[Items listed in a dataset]
## BEGIN

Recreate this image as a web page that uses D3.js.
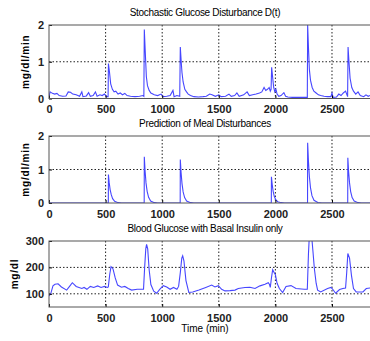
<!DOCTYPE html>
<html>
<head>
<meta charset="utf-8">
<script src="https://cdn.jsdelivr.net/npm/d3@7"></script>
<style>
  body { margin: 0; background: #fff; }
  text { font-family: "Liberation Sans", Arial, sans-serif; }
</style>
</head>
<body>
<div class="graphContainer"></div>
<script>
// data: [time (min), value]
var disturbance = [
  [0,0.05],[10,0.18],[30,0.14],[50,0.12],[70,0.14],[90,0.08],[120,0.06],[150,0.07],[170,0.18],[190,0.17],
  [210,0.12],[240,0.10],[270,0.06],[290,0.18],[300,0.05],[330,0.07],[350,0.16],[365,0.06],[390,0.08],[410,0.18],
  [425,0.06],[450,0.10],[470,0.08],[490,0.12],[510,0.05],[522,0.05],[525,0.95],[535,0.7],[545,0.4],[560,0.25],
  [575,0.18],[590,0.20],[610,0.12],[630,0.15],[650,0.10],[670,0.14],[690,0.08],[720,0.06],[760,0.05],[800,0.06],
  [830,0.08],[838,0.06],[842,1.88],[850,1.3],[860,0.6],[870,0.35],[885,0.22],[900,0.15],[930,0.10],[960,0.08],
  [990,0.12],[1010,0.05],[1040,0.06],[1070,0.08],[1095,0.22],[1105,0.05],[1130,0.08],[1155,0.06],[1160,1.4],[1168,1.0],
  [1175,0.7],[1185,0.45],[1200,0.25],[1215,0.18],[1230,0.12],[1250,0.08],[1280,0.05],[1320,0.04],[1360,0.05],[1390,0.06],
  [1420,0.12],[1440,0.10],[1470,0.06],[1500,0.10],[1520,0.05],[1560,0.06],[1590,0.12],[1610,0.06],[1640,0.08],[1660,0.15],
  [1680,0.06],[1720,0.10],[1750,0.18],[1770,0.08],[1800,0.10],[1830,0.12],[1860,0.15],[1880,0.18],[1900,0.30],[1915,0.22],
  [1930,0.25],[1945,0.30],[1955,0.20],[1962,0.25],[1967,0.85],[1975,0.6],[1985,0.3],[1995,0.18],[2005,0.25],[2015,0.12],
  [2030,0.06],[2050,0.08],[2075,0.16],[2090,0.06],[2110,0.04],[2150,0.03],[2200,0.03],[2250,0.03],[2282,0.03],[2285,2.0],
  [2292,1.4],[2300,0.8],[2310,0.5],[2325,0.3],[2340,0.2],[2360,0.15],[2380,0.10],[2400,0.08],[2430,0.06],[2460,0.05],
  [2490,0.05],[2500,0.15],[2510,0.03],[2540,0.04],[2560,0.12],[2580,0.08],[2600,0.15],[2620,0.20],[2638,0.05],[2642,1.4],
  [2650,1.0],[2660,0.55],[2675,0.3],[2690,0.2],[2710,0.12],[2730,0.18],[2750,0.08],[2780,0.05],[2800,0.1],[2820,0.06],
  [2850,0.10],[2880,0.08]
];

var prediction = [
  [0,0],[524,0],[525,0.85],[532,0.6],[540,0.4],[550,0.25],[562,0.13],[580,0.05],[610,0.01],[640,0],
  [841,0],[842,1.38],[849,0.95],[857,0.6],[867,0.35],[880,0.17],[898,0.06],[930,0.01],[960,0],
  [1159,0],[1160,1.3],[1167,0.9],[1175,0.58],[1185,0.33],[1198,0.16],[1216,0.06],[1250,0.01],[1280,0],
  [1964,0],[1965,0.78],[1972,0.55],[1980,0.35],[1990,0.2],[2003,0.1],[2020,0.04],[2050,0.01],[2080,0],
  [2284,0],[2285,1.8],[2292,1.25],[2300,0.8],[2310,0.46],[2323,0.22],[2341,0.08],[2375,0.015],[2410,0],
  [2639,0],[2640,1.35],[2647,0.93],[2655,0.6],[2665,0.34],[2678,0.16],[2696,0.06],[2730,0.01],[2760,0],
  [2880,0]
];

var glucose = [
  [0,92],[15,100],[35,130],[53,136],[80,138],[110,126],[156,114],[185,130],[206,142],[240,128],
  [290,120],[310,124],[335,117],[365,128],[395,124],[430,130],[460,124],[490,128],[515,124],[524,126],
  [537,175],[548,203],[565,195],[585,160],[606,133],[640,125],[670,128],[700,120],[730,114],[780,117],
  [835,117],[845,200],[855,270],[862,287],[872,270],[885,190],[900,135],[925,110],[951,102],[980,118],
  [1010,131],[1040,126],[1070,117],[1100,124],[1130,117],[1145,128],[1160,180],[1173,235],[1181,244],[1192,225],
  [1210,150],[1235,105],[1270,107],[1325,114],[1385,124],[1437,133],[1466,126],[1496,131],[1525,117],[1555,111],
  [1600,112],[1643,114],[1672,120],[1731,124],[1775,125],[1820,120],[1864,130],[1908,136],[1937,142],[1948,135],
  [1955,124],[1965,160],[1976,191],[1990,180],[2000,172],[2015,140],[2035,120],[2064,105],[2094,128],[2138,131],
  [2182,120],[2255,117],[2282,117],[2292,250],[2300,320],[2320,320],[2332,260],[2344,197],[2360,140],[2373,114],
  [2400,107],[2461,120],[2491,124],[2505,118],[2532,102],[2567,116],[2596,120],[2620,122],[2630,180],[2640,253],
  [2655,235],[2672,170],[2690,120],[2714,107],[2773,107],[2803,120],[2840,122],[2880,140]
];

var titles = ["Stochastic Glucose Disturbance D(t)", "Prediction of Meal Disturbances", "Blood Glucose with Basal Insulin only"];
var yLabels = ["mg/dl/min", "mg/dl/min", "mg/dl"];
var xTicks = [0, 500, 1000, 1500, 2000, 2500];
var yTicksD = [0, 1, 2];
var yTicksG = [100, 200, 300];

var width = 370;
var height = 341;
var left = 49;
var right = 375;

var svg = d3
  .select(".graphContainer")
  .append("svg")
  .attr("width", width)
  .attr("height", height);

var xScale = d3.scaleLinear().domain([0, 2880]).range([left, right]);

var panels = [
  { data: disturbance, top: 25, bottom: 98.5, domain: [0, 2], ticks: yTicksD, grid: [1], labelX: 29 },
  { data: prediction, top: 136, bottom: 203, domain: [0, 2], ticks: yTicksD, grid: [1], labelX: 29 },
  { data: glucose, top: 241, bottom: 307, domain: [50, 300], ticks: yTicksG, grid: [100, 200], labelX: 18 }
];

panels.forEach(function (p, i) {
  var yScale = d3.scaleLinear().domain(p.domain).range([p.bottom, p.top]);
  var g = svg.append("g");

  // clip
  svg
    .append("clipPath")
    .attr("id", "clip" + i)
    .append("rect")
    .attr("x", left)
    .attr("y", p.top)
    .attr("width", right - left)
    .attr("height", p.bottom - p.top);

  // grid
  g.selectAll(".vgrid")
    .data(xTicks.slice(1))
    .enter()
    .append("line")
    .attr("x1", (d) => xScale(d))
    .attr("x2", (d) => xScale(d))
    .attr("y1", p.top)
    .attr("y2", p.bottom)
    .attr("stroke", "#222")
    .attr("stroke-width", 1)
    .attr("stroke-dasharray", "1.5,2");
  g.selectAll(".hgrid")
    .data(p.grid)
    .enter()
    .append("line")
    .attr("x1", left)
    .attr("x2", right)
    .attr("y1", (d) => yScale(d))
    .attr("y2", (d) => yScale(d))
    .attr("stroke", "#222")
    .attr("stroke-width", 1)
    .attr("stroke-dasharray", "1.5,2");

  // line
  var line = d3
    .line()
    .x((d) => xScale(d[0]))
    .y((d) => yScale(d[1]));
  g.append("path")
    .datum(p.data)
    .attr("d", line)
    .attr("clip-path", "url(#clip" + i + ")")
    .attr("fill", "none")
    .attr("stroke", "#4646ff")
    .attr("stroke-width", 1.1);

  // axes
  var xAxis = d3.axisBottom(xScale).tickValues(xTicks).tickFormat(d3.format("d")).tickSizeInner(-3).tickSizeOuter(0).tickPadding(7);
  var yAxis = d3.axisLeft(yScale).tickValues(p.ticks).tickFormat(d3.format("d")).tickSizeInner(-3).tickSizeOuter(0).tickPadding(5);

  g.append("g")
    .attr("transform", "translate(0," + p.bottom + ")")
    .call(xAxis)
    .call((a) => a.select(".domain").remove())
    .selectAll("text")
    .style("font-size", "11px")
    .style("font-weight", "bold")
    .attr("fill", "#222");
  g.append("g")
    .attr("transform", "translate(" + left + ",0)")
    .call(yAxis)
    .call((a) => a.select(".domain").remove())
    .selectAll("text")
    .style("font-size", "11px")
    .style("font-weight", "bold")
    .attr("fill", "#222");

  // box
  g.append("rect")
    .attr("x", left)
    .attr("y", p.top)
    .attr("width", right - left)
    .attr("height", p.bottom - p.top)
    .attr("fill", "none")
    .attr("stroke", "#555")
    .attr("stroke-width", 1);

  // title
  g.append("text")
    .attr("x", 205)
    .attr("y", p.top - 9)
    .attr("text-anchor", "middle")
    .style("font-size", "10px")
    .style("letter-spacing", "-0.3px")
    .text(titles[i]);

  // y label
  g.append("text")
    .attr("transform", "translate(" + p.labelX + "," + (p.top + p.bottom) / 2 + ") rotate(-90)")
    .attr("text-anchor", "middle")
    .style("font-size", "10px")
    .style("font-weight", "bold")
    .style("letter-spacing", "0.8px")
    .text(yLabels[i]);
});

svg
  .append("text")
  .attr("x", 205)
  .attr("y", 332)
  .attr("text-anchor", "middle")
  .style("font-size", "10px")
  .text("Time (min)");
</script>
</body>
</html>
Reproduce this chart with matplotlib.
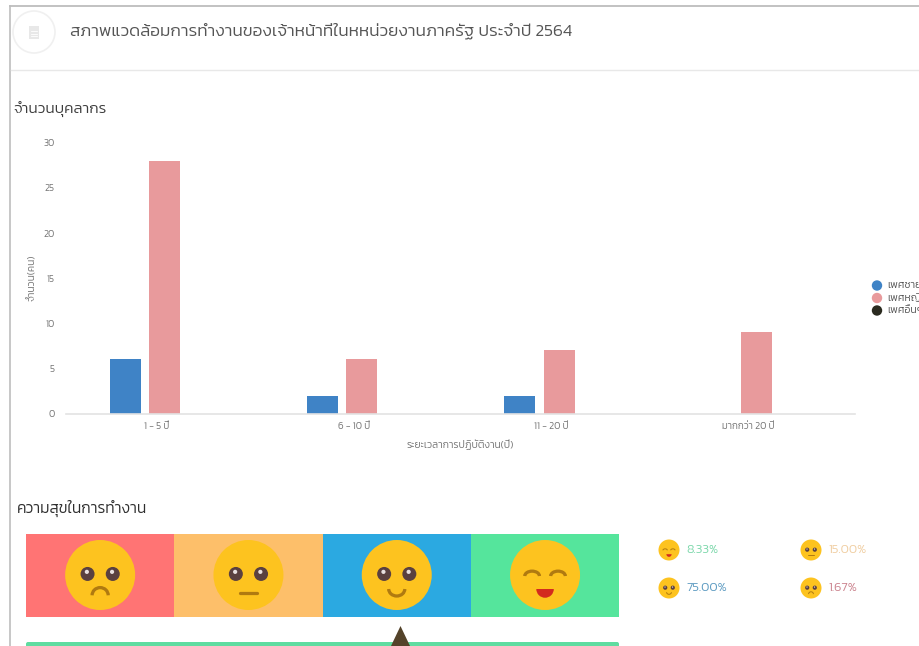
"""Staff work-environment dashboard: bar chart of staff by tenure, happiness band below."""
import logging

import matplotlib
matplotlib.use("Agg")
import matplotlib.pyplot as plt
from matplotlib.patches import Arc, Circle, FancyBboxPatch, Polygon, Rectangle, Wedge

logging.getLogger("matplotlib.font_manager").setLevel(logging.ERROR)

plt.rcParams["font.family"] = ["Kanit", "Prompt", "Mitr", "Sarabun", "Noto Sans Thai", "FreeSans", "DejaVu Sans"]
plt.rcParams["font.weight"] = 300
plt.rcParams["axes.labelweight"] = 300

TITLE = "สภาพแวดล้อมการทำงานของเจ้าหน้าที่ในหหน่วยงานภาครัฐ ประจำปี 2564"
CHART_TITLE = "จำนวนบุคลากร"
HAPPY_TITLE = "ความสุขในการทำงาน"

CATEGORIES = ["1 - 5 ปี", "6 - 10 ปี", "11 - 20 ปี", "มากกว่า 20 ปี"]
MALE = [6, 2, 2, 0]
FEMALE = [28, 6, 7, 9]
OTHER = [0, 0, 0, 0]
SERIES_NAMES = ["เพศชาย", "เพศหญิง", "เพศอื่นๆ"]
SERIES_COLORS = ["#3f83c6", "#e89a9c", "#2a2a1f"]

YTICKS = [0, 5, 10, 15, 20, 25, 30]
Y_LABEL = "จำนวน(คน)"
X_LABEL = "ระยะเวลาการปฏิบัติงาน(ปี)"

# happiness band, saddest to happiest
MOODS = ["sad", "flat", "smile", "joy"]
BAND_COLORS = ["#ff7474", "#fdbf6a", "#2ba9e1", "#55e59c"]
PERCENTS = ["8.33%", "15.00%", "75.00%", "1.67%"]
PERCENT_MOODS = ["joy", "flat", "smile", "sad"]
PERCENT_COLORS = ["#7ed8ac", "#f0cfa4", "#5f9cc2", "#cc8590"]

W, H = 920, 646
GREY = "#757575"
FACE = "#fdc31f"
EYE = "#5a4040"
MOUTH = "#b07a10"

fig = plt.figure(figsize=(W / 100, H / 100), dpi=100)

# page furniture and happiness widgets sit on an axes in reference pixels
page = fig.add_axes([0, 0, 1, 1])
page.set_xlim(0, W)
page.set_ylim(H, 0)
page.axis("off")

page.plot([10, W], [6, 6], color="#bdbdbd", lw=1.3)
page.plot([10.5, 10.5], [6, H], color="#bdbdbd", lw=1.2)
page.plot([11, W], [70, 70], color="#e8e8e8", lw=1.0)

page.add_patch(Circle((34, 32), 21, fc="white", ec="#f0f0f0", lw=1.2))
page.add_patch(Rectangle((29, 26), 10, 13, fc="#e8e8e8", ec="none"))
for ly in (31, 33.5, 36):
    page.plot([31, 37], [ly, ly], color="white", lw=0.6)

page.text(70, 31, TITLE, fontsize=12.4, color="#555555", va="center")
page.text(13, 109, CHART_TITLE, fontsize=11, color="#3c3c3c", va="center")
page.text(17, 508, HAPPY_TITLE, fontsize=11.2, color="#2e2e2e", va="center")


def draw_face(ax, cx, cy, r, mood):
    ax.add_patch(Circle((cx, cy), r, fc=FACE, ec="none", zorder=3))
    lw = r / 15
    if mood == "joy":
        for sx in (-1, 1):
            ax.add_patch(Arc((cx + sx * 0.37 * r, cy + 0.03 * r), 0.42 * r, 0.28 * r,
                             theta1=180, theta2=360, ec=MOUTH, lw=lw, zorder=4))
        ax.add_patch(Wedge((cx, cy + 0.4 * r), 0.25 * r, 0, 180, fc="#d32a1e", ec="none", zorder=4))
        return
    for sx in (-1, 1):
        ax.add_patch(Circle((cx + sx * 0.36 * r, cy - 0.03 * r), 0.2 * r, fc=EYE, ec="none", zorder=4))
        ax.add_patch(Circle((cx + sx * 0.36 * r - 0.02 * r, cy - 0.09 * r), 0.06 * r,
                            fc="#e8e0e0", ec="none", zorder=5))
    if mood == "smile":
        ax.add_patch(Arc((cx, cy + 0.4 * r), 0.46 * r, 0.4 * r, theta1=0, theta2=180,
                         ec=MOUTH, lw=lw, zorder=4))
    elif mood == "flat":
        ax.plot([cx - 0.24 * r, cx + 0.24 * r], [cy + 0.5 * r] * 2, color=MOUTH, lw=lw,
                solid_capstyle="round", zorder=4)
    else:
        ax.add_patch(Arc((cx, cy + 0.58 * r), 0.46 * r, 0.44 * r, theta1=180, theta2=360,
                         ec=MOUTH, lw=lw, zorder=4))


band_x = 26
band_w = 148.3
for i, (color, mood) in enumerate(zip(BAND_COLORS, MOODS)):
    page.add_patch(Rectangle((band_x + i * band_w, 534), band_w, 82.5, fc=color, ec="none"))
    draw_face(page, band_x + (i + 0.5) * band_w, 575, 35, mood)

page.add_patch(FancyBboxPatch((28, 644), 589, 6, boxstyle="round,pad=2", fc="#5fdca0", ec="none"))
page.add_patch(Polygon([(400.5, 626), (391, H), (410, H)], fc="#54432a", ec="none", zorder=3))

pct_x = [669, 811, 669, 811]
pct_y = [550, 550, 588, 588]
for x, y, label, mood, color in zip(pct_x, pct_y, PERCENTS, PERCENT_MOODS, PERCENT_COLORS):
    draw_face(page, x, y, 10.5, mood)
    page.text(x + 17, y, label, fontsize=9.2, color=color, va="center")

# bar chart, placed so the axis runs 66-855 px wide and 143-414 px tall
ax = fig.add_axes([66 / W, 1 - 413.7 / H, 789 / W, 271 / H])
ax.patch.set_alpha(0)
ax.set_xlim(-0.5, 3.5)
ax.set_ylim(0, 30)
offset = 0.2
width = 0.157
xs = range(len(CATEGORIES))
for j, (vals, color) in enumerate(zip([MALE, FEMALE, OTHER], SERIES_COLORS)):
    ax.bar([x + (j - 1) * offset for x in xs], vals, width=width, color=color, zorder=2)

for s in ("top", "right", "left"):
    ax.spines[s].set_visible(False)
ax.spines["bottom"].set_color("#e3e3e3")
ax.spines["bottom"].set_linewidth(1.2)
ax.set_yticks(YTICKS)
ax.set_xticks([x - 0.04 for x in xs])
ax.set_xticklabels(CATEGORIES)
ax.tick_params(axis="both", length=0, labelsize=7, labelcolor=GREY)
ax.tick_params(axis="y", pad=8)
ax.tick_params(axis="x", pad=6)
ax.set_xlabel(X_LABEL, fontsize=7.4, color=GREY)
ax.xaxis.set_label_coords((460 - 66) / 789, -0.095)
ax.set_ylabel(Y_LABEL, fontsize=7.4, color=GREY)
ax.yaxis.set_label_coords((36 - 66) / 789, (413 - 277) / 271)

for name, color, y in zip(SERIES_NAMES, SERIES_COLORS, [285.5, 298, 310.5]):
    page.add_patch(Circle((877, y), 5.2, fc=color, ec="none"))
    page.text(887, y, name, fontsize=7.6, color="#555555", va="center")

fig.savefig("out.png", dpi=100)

## END

» Problem statement
Of the lines above, how many include the word "this"? Reply with the number alone.

» Answer to the problem
2